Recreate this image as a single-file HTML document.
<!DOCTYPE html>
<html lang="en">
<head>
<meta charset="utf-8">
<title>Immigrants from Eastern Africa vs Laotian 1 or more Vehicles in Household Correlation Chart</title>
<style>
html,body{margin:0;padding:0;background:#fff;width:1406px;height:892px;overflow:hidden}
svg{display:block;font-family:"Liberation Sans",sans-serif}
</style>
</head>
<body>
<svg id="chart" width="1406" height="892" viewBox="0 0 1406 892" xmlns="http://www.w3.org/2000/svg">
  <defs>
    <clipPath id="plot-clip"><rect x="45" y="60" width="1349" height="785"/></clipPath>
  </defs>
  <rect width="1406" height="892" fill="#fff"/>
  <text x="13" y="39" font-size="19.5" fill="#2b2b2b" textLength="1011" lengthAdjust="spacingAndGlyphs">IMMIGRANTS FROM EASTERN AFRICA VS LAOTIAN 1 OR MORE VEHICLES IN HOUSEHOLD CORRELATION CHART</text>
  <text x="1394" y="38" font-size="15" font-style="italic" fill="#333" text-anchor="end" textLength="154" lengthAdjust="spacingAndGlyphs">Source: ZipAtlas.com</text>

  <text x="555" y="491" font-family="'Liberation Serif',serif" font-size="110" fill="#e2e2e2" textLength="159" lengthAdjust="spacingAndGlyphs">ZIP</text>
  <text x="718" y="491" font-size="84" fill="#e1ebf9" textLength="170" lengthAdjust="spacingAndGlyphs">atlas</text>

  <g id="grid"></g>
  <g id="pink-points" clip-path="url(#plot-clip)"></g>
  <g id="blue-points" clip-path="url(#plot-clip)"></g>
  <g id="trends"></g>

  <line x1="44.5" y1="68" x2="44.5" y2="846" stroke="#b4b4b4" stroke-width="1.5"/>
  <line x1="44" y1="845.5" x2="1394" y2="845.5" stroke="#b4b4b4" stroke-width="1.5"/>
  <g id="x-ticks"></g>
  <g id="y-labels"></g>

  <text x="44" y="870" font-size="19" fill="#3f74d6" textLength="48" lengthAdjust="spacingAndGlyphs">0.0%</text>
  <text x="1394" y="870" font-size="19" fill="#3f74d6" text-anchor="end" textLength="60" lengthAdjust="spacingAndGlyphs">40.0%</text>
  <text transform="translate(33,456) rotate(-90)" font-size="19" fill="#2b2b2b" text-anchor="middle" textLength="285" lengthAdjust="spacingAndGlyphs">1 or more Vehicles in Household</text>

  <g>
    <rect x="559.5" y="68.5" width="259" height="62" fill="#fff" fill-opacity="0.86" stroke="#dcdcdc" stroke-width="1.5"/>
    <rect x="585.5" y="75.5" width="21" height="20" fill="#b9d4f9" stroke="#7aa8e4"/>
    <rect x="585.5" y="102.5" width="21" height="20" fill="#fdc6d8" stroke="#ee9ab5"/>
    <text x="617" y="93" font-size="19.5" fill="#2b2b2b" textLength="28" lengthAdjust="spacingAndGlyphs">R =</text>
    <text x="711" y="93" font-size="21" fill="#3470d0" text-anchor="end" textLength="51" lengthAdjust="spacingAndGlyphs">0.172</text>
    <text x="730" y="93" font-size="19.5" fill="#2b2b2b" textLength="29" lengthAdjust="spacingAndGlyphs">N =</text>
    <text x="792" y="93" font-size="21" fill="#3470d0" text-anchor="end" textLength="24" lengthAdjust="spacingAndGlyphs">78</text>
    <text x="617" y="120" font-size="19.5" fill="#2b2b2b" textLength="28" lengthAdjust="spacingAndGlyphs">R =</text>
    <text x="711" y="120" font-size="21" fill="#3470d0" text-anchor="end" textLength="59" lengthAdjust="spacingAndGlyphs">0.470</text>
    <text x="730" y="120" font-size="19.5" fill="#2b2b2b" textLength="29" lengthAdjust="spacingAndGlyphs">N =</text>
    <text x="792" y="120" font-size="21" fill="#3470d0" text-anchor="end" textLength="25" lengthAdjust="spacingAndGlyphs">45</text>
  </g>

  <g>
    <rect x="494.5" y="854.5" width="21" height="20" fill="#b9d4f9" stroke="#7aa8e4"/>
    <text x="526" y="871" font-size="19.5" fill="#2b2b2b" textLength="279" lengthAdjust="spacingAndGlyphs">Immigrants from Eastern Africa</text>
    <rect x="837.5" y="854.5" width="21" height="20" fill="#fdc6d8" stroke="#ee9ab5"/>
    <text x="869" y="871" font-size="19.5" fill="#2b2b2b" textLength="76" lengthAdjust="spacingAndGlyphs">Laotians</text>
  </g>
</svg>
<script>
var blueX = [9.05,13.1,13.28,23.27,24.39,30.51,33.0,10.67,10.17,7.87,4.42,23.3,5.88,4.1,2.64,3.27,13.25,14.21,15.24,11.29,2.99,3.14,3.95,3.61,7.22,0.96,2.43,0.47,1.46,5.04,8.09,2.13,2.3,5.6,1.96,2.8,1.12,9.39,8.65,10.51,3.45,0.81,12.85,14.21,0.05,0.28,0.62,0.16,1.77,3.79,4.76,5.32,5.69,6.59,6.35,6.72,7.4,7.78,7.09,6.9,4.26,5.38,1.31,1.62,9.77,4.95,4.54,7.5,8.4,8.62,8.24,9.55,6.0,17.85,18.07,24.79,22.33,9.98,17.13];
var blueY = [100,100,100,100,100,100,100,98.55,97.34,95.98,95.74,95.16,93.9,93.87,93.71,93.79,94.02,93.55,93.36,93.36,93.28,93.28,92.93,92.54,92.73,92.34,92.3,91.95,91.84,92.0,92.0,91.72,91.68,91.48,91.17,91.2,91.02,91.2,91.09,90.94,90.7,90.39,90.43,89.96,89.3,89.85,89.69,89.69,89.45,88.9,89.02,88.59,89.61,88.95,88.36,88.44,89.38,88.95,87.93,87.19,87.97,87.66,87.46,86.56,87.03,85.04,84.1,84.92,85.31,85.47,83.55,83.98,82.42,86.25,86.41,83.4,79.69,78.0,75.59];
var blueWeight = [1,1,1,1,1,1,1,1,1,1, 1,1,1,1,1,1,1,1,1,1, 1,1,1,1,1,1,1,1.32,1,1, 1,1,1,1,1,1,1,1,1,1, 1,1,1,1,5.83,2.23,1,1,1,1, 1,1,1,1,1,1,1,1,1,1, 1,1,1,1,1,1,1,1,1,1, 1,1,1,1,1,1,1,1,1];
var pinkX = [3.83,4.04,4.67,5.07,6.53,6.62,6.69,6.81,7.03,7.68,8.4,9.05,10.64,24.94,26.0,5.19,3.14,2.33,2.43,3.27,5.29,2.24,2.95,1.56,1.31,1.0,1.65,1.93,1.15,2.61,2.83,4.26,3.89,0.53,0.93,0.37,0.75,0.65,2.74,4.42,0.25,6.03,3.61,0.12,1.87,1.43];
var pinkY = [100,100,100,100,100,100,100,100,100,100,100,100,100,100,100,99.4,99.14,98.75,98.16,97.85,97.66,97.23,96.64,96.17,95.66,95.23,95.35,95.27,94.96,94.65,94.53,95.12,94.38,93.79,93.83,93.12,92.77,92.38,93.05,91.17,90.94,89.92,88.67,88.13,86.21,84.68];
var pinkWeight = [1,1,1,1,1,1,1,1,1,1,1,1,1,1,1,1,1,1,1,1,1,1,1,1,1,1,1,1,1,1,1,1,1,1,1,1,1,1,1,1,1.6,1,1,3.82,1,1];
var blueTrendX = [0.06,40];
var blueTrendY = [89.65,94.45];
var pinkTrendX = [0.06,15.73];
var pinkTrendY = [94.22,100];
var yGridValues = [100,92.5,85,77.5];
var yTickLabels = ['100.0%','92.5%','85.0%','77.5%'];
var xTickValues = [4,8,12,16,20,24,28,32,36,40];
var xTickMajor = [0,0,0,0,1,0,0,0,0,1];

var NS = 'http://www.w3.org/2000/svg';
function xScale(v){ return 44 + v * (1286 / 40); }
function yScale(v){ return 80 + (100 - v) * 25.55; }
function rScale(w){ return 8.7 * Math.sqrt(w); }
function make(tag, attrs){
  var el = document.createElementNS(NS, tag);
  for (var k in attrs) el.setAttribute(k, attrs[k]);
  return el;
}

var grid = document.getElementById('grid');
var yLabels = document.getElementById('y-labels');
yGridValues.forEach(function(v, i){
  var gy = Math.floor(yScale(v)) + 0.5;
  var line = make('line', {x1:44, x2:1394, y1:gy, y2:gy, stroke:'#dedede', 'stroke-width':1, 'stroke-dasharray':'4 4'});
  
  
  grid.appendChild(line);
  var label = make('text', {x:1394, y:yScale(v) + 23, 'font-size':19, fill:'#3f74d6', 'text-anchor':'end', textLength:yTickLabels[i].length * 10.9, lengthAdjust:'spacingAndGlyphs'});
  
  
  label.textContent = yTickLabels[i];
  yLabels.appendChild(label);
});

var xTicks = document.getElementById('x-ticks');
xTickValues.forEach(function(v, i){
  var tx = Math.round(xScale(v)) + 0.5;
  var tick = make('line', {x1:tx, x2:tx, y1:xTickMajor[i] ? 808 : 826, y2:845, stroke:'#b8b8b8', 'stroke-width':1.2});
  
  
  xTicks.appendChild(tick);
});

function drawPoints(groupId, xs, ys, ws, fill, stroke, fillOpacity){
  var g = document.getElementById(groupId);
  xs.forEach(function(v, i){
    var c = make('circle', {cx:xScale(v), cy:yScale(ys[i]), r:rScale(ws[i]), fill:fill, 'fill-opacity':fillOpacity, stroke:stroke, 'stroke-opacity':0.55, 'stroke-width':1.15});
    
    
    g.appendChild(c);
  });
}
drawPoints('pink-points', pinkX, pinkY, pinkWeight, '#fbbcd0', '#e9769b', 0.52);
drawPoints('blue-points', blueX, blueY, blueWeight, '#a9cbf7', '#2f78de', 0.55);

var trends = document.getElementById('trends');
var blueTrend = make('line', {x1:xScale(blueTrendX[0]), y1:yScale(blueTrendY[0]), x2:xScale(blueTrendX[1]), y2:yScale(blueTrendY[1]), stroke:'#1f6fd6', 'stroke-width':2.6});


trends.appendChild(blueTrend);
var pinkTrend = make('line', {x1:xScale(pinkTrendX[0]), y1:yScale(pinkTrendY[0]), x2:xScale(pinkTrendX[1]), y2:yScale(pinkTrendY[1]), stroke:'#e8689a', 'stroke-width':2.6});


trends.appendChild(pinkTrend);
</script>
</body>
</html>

* _GOAL OF THE EXERCISE_
Write out the listing's lines exactly, from its first line through the line that contains "Vehicles in Household</text>", and stop there.

* _SOLUTION TO THIS PROBLEM_
Recreate this image as a single-file HTML document.
<!DOCTYPE html>
<html lang="en">
<head>
<meta charset="utf-8">
<title>Immigrants from Eastern Africa vs Laotian 1 or more Vehicles in Household Correlation Chart</title>
<style>
html,body{margin:0;padding:0;background:#fff;width:1406px;height:892px;overflow:hidden}
svg{display:block;font-family:"Liberation Sans",sans-serif}
</style>
</head>
<body>
<svg id="chart" width="1406" height="892" viewBox="0 0 1406 892" xmlns="http://www.w3.org/2000/svg">
  <defs>
    <clipPath id="plot-clip"><rect x="45" y="60" width="1349" height="785"/></clipPath>
  </defs>
  <rect width="1406" height="892" fill="#fff"/>
  <text x="13" y="39" font-size="19.5" fill="#2b2b2b" textLength="1011" lengthAdjust="spacingAndGlyphs">IMMIGRANTS FROM EASTERN AFRICA VS LAOTIAN 1 OR MORE VEHICLES IN HOUSEHOLD CORRELATION CHART</text>
  <text x="1394" y="38" font-size="15" font-style="italic" fill="#333" text-anchor="end" textLength="154" lengthAdjust="spacingAndGlyphs">Source: ZipAtlas.com</text>

  <text x="555" y="491" font-family="'Liberation Serif',serif" font-size="110" fill="#e2e2e2" textLength="159" lengthAdjust="spacingAndGlyphs">ZIP</text>
  <text x="718" y="491" font-size="84" fill="#e1ebf9" textLength="170" lengthAdjust="spacingAndGlyphs">atlas</text>

  <g id="grid"></g>
  <g id="pink-points" clip-path="url(#plot-clip)"></g>
  <g id="blue-points" clip-path="url(#plot-clip)"></g>
  <g id="trends"></g>

  <line x1="44.5" y1="68" x2="44.5" y2="846" stroke="#b4b4b4" stroke-width="1.5"/>
  <line x1="44" y1="845.5" x2="1394" y2="845.5" stroke="#b4b4b4" stroke-width="1.5"/>
  <g id="x-ticks"></g>
  <g id="y-labels"></g>

  <text x="44" y="870" font-size="19" fill="#3f74d6" textLength="48" lengthAdjust="spacingAndGlyphs">0.0%</text>
  <text x="1394" y="870" font-size="19" fill="#3f74d6" text-anchor="end" textLength="60" lengthAdjust="spacingAndGlyphs">40.0%</text>
  <text transform="translate(33,456) rotate(-90)" font-size="19" fill="#2b2b2b" text-anchor="middle" textLength="285" lengthAdjust="spacingAndGlyphs">1 or more Vehicles in Household</text>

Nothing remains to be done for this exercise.